A Culinary Legacy

Sustainability pioneer Kevin Fonzo sells K Restaurant but plans to stay in Orlando and focus on various ventures.

 

Last Saturday I got a phone call from Chef Kevin Fonzo of K Restaurant and Wine Bar.

“Heads up,” he said. “I sold K restaurant.”

Fonzo has been a guiding light in Orlando’s local and sustainable food movement since he took over the kitchen of Café Allegre, where I first talked to him nearly 20 years ago. In 2001 he bought the space, renaming it K (“My first idea was Kevin On Earth,” he told me) and planting the seeds of responsible dining in the area.

Fonzo is a New York boy and restless by nature; his brief empire-building endeavors included taking over a nearby restaurant space from Armando Martorelli and renaming it Nonna Trattoria, and opening a small wine bar next to the K space and calling it K2. The three became one in 2010 when Fonzo combined operations at what we now know as K. 

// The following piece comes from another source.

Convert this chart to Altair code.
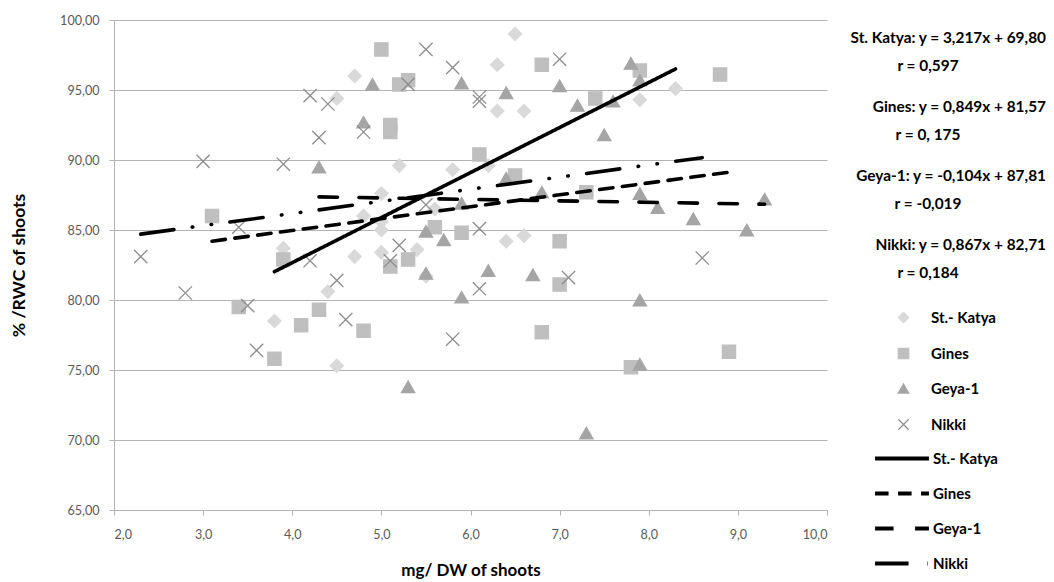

As early as last year, Fonzo told me that he was casting an eye toward the future. His lease on K was up in two years and “anything can happen.” What happened, unfortunately, was the loss of Fonzo’s parents, Carol and former NYC police officer Frank, in 2015. “They gave me the money for this place,” Fonzo says. “It was their wish that when they passed to use it to help my siblings’ kids—there are seven of them—go to college.” 

Fonzo’s dedication and success brought recognition via several "Best Chef: South" nominations from the James Beard Foundation (he’s cooked at the James Beard kitchen three times), and awards from every regional publication, including entry into the Orlando magazine Dining Hall of Fame.

K’s new owner, Chad Phelps, is a local chef and owner of C&S Culinary Services. He assures Fonzo that the K name will be in place for at least a year, and kitchen and serving staff will remain. “Rocky will still be here,” Fonzo promised me, referring to 2017 Dining Hall of Fame inductee Anthony “Rocky” Mazza, a popular waiter at the restaurant.

Over the past few years Fonzo has shifted his focus from educating diners to teaching kids, opening the Emeril Lagasse Foundation Kitchen House & Culinary Garden at Orlando Junior Academy, with the help of the Emeril Lagasse Foundation and Florida Hospital. He will continue to instruct the children of OJA and others, but his attention also will be on his own educational foundation, world culinary tours that he’s been conducting for several years, and starting up a company called Kevin Fonzo Enterprises.

He says his heart is in Orlando and he will stay. “Heck,” he says, “I might even have time to eat in a restaurant that’s not my own.”